It's a new year, and I'm tired of hearing about New Year's resolutions, the start of a new day, pickled lambs, and everything in between. The earth revolves around the sun--thanks, Nic C.--and a new year begins, but there's really nothing too "new" about it. The only thing that changes is that half of us are hungover come the next morning when we're looking for excuses to get out of church. The New Year marks an end and a beginning, and maybe that's what draws us to it: we like endings, and we like beginnings. But we don't like being in the middle. We don't like the actual trek from Point A to Point B. The New Year tells us that all the bad shit of 2011 is coming to an end, and all the good stuff of 2012 is beginning. Really, that's just something we like to tell ourselves. The muddled chaos in our lives doesn't disappear, there's no blank slate being born. The chaos just keeps going, evolving, in undulating rhythms like the tides (though not based, as it were, on the lunar calender).
Some people measure their lives by the dawning of a new day, but I tend to categorize my life not according to years but according to journals. It's weird, it really is. Finished journals come to stand for far more than they really are (just scribbled words from a cluttered mind); they begin to stand for different periods of my life. It's here that my nostalgia gets spoiled like a Price Hill prostitute at the nail salon down the street. Another journal's come to a close--August 1 to December 31 [2011]--and, well, it's been a damned good off-the-hook, and in the best throw-up-in-your-mouth-and-swallow-it-down-just-to-throw-it-up-again-cause-you-like-the-taste kinda way: more twists and turns than Lady Gaga's sexuality coupled with unforeseen character development, plateauing plot-twists, and a fair amount of cliffhangers promising no resolution*. You name it, this journal's got it. I even made a trip to Wisconsin, which was exciting, and long trips like that don't happen too often in this mundane life of mine. Now the new journal's there with its blank pages before me (damn, now I've got Natasha Bedingfield stuck in my head), and though I don't know what's coming, I'm hoping that the old experiences of 2011 will give birth to new adventures in 2012.
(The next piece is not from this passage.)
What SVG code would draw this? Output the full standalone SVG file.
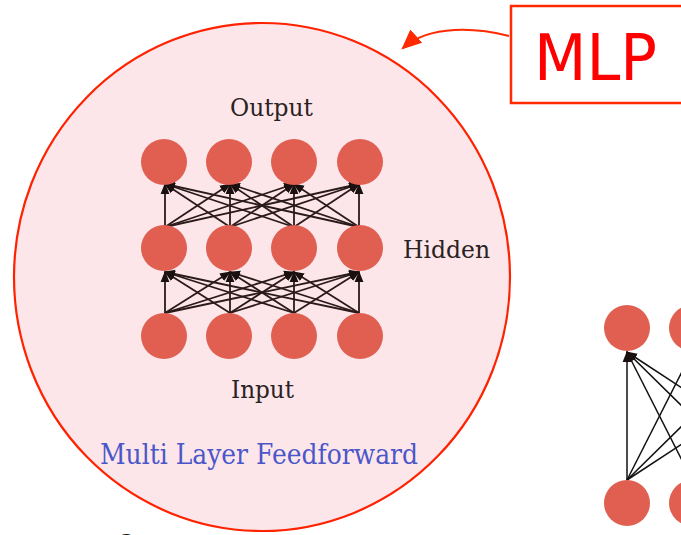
<svg xmlns="http://www.w3.org/2000/svg" width="681" height="535" viewBox="0 0 681 535">
<defs>
<style>
.n{fill:#e05f50}
.e{stroke:#2a1a1a;stroke-width:1.8;fill:none;marker-end:url(#ah)}
.e2{stroke:#111;stroke-width:1.5;fill:none;marker-end:url(#ah)}
.lbl{font-family:"DejaVu Serif",serif;fill:#2a2222}
</style>
<marker id="ah" markerUnits="userSpaceOnUse" markerWidth="11" markerHeight="11" viewBox="0 0 10 10" refX="9" refY="5" orient="auto">
<path d="M0,1 L10,5 L0,9 z" fill="#1a1010"/>
</marker>
<marker id="rah" markerUnits="userSpaceOnUse" markerWidth="20" markerHeight="20" viewBox="0 0 18 18" refX="16" refY="9" orient="auto">
<path d="M0,1 L18,9 L0,17 z" fill="#ff2a00"/>
</marker>
</defs>
<rect width="681" height="535" fill="#ffffff"/>
<text x="117" y="551" font-family="'Liberation Sans',sans-serif" font-size="24" fill="#111">Output</text>
<g id="mlp-circle">
<ellipse cx="262" cy="277" rx="248" ry="254" fill="#fde6ea" stroke="#ff2200" stroke-width="2.2"/>
</g>
<g id="connectors">
<line class="e" x1="165" y1="313" x2="165" y2="272"/>
<line class="e" x1="165" y1="313" x2="230" y2="272"/>
<line class="e" x1="165" y1="313" x2="294" y2="272"/>
<line class="e" x1="165" y1="313" x2="359" y2="272"/>
<line class="e" x1="230" y1="313" x2="165" y2="272"/>
<line class="e" x1="230" y1="313" x2="230" y2="272"/>
<line class="e" x1="230" y1="313" x2="294" y2="272"/>
<line class="e" x1="230" y1="313" x2="359" y2="272"/>
<line class="e" x1="294" y1="313" x2="165" y2="272"/>
<line class="e" x1="294" y1="313" x2="230" y2="272"/>
<line class="e" x1="294" y1="313" x2="294" y2="272"/>
<line class="e" x1="294" y1="313" x2="359" y2="272"/>
<line class="e" x1="359" y1="313" x2="165" y2="272"/>
<line class="e" x1="359" y1="313" x2="230" y2="272"/>
<line class="e" x1="359" y1="313" x2="294" y2="272"/>
<line class="e" x1="359" y1="313" x2="359" y2="272"/>
<line class="e" x1="165" y1="227" x2="165" y2="184"/>
<line class="e" x1="165" y1="227" x2="230" y2="184"/>
<line class="e" x1="165" y1="227" x2="294" y2="184"/>
<line class="e" x1="165" y1="227" x2="359" y2="184"/>
<line class="e" x1="230" y1="227" x2="165" y2="184"/>
<line class="e" x1="230" y1="227" x2="230" y2="184"/>
<line class="e" x1="230" y1="227" x2="294" y2="184"/>
<line class="e" x1="230" y1="227" x2="359" y2="184"/>
<line class="e" x1="294" y1="227" x2="165" y2="184"/>
<line class="e" x1="294" y1="227" x2="230" y2="184"/>
<line class="e" x1="294" y1="227" x2="294" y2="184"/>
<line class="e" x1="294" y1="227" x2="359" y2="184"/>
<line class="e" x1="359" y1="227" x2="165" y2="184"/>
<line class="e" x1="359" y1="227" x2="230" y2="184"/>
<line class="e" x1="359" y1="227" x2="294" y2="184"/>
<line class="e" x1="359" y1="227" x2="359" y2="184"/>
<line class="e2" x1="627" y1="480" x2="627" y2="352"/>
<line class="e2" x1="627" y1="480" x2="692" y2="352"/>
<line class="e2" x1="627" y1="480" x2="757" y2="352"/>
<line class="e2" x1="627" y1="480" x2="822" y2="352"/>
<line class="e2" x1="692" y1="480" x2="627" y2="352"/>
<line class="e2" x1="757" y1="480" x2="627" y2="352"/>
<line class="e2" x1="822" y1="480" x2="627" y2="352"/>
<path d="M509,36 C478,28 430,24 403,48" fill="none" stroke="#ff2a00" stroke-width="2" marker-end="url(#rah)"/>
</g>
<g id="output-layer">
<circle class="n" cx="164" cy="162" r="23"/>
<circle class="n" cx="229" cy="162" r="23"/>
<circle class="n" cx="294" cy="162" r="23"/>
<circle class="n" cx="360" cy="162" r="23"/>
</g>
<g id="hidden-layer">
<circle class="n" cx="164" cy="248" r="23"/>
<circle class="n" cx="229" cy="248" r="23"/>
<circle class="n" cx="294" cy="248" r="23"/>
<circle class="n" cx="360" cy="248" r="23"/>
</g>
<g id="input-layer">
<circle class="n" cx="164" cy="336" r="23"/>
<circle class="n" cx="229" cy="336" r="23"/>
<circle class="n" cx="294" cy="336" r="23"/>
<circle class="n" cx="360" cy="336" r="23"/>
</g>
<g id="right-network">
<circle class="n" cx="627" cy="328" r="23"/>
<circle class="n" cx="692" cy="328" r="23"/>
<circle class="n" cx="627" cy="503" r="23"/>
<circle class="n" cx="692" cy="503" r="23"/>
</g>
<g id="labels">
<text class="lbl" x="230" y="116" font-size="25" textLength="83" lengthAdjust="spacingAndGlyphs">Output</text>
<text class="lbl" x="403" y="258" font-size="25" textLength="87" lengthAdjust="spacingAndGlyphs">Hidden</text>
<text class="lbl" x="231" y="398" font-size="25" textLength="63" lengthAdjust="spacingAndGlyphs">Input</text>
<text x="100" y="464" font-family="'DejaVu Serif',serif" font-size="27" fill="#4b57c8" textLength="318" lengthAdjust="spacingAndGlyphs">Multi Layer Feedforward</text>
</g>
<g id="mlp-label">
<rect x="511" y="6" width="190" height="97" fill="#ffffff" stroke="#ff2a00" stroke-width="2.5"/>
<text x="534" y="80" font-family="'DejaVu Sans',sans-serif" font-size="64" fill="#ff0000" textLength="123" lengthAdjust="spacingAndGlyphs">MLP</text>
</g>
</svg>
Post-Script. I really need to get my shit together on this blog. All these nostalgic posts are making me sick.
Post-(Post)Script. I'm not actually as nostalgic as my blog might lead you to believe. Nostalgic, yes, but not like this. Not like this.
Post-(Post)(Post)Script. I know one day I'll look back on this post... Abort.
None of that was staged.
* I just want to point out how clever that sentence really is. People usually don't notice these things, so here you go. The mentioning of Lady Gaga's "topsy-turvy" sexuality isn't abandoned in what's to come but echoed through it all. Unforeseen character developments, plot-twists grinding to a stalemate, and the absence of any guarantee that things will pan out in a satisfying away are all essentially echoing her career (which I just introduced myself to on Wikipedia). Yes, all these things are directly related to what's actually in the journal (so, yeah, no Lady Gaga there; we're past that); but they work on more than on level. It's like a double entendre on steroids (or cocaine). And the whole throw-up-in-your-mouth kinda thing, that's what it's like to go to one of her concerts. Think Price Hill Kroger meets middle-class, socially-estranged pop-addicts craving a Grey Area. There's a reason she calls her hardcore fans "Little Monsters." And it's sad that I know that.
* I just want to point out how clever that sentence really is. People usually don't notice these things, so here you go. The mentioning of Lady Gaga's "topsy-turvy" sexuality isn't abandoned in what's to come but echoed through it all. Unforeseen character developments, plot-twists grinding to a stalemate, and the absence of any guarantee that things will pan out in a satisfying away are all essentially echoing her career (which I just introduced myself to on Wikipedia). Yes, all these things are directly related to what's actually in the journal (so, yeah, no Lady Gaga there; we're past that); but they work on more than on level. It's like a double entendre on steroids (or cocaine). And the whole throw-up-in-your-mouth kinda thing, that's what it's like to go to one of her concerts. Think Price Hill Kroger meets middle-class, socially-estranged pop-addicts craving a Grey Area. There's a reason she calls her hardcore fans "Little Monsters." And it's sad that I know that.
2 comments:
Hahahahahaha. I love the ending, and I love you. Even though you are a nostalgic fuck. Some girl, some day, is going to eat that shit up. So it's not all bad. Rob still remembers the most ridiculous shit about our dating days, that would never cross my mind.
That being said, love your post about New Years. Good stuff.
Please stop referring to your writing as only "damned good". I have read you title your writing like that AT LEAST four times, that I can remember. I don't want you to stop referring it to that because it isn't... it IS damned good. It's really fucking good. You're brilliant. It's more than that. So use that literary genius that you have and come up with some more colorful descriptors.
Yes, I am trying to run your life. Sorry.
Done.
I don't mind you trying to run my life, it's fun to watch!
Ummm btw I don't know where you are, but come home. We need you here. "We" = "Me", but I like to describe myself as multiple personalities. Kinda like God.